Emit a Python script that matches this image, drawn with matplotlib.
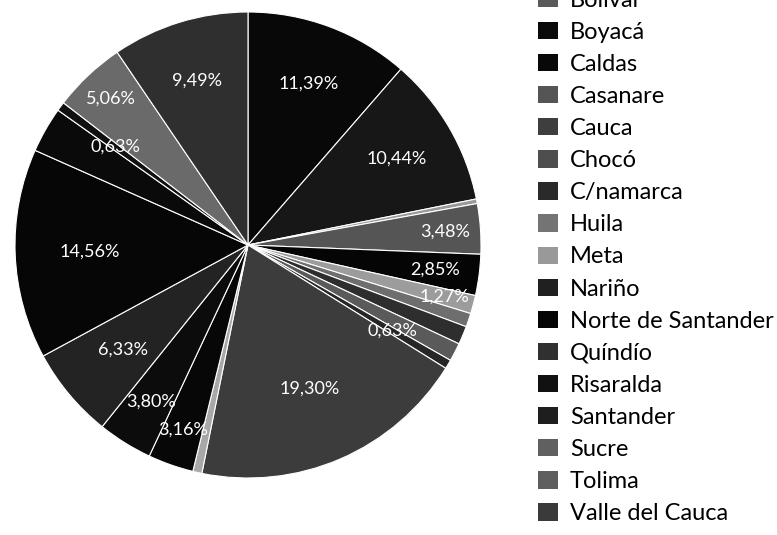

---

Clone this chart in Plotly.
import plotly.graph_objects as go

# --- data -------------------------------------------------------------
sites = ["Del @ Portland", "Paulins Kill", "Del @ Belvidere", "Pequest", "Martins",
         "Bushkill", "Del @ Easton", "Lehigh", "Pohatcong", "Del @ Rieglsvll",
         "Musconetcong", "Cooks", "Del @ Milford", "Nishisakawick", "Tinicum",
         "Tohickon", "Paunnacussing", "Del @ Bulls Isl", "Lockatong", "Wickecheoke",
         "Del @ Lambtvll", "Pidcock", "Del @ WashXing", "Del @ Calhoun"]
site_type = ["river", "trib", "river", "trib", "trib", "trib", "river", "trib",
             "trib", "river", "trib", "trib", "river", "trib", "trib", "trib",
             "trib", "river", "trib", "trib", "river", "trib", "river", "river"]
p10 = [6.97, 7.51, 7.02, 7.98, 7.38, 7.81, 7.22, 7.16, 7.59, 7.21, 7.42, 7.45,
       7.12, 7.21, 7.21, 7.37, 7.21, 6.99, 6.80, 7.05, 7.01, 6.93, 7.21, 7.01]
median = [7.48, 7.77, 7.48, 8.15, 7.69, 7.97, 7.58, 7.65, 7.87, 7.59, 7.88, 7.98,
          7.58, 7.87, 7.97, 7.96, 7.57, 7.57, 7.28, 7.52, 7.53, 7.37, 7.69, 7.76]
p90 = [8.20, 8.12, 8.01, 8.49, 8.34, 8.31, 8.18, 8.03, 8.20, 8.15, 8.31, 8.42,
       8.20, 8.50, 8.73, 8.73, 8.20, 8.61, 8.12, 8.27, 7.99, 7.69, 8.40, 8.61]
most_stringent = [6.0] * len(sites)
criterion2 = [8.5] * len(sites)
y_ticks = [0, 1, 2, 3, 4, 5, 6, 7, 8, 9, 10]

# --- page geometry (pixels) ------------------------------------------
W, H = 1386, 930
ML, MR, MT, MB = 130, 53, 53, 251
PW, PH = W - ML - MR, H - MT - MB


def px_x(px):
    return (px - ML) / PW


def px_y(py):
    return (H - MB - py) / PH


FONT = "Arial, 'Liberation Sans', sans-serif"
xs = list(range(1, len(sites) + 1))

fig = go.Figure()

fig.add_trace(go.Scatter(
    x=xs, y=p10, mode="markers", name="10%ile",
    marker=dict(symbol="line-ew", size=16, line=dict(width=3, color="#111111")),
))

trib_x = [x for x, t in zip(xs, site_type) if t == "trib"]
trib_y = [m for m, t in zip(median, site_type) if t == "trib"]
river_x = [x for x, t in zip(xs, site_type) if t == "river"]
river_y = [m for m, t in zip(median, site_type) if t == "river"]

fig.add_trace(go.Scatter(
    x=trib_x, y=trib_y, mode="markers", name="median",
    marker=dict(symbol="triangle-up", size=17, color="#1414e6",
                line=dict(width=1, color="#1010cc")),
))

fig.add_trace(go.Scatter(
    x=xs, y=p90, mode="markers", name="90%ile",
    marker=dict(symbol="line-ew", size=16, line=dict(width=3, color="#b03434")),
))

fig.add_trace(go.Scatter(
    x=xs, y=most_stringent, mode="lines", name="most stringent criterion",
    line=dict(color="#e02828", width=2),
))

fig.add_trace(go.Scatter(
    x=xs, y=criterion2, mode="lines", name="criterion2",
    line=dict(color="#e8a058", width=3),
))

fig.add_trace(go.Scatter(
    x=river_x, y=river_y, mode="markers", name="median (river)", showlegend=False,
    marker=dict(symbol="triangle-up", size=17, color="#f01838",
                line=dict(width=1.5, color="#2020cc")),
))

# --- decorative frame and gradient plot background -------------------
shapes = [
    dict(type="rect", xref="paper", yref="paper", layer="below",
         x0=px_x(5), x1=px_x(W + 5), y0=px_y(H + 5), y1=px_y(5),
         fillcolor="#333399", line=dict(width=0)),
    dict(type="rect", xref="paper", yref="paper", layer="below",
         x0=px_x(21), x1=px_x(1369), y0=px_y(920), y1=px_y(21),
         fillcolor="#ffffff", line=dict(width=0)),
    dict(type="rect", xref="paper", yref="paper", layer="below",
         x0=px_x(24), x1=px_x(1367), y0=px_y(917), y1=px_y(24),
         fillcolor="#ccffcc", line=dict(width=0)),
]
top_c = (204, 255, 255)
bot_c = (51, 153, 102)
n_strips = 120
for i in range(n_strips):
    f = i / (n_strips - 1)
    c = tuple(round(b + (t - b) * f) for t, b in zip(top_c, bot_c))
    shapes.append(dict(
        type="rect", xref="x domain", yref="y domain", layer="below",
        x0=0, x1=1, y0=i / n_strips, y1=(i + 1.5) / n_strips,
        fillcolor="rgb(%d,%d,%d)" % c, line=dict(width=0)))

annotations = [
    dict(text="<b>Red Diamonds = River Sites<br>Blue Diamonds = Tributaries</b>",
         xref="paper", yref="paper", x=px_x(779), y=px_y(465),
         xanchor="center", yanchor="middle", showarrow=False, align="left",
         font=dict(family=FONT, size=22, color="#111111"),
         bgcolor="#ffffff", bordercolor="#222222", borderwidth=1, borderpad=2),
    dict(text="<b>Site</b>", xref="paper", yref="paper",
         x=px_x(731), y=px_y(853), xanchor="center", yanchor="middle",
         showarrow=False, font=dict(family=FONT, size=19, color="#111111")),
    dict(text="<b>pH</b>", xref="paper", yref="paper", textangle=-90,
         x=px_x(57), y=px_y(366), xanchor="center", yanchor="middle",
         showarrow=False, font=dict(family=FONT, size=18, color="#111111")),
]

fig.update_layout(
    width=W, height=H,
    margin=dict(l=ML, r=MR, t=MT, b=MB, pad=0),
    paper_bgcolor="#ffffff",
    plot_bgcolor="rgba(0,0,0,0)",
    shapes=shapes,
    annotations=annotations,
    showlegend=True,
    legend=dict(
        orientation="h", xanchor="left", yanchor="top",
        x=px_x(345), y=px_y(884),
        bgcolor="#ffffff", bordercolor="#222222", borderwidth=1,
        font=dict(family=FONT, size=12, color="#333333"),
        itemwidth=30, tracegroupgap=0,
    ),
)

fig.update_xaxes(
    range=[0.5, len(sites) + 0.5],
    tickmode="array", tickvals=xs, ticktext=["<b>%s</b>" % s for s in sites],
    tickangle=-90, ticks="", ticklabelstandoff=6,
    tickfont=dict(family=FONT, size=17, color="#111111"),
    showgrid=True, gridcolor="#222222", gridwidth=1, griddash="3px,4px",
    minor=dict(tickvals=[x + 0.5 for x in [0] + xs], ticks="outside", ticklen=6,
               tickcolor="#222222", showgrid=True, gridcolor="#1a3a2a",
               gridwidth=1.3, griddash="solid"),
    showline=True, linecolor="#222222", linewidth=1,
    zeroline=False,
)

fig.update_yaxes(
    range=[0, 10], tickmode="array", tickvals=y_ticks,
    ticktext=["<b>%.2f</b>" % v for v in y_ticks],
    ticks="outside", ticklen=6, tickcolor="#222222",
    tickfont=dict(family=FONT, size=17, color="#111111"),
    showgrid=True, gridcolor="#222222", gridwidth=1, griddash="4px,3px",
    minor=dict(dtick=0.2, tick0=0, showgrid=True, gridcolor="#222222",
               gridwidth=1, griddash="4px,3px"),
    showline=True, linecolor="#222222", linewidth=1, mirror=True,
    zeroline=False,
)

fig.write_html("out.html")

---

__Your goal__:
Your task is to reproduce exactly the lines beginning at the line containing "Clone this chart in Plotly." and ending at the line containing "import plotly.graph_objects as go", inclusive.

__The result__:
Clone this chart in Plotly.
import plotly.graph_objects as go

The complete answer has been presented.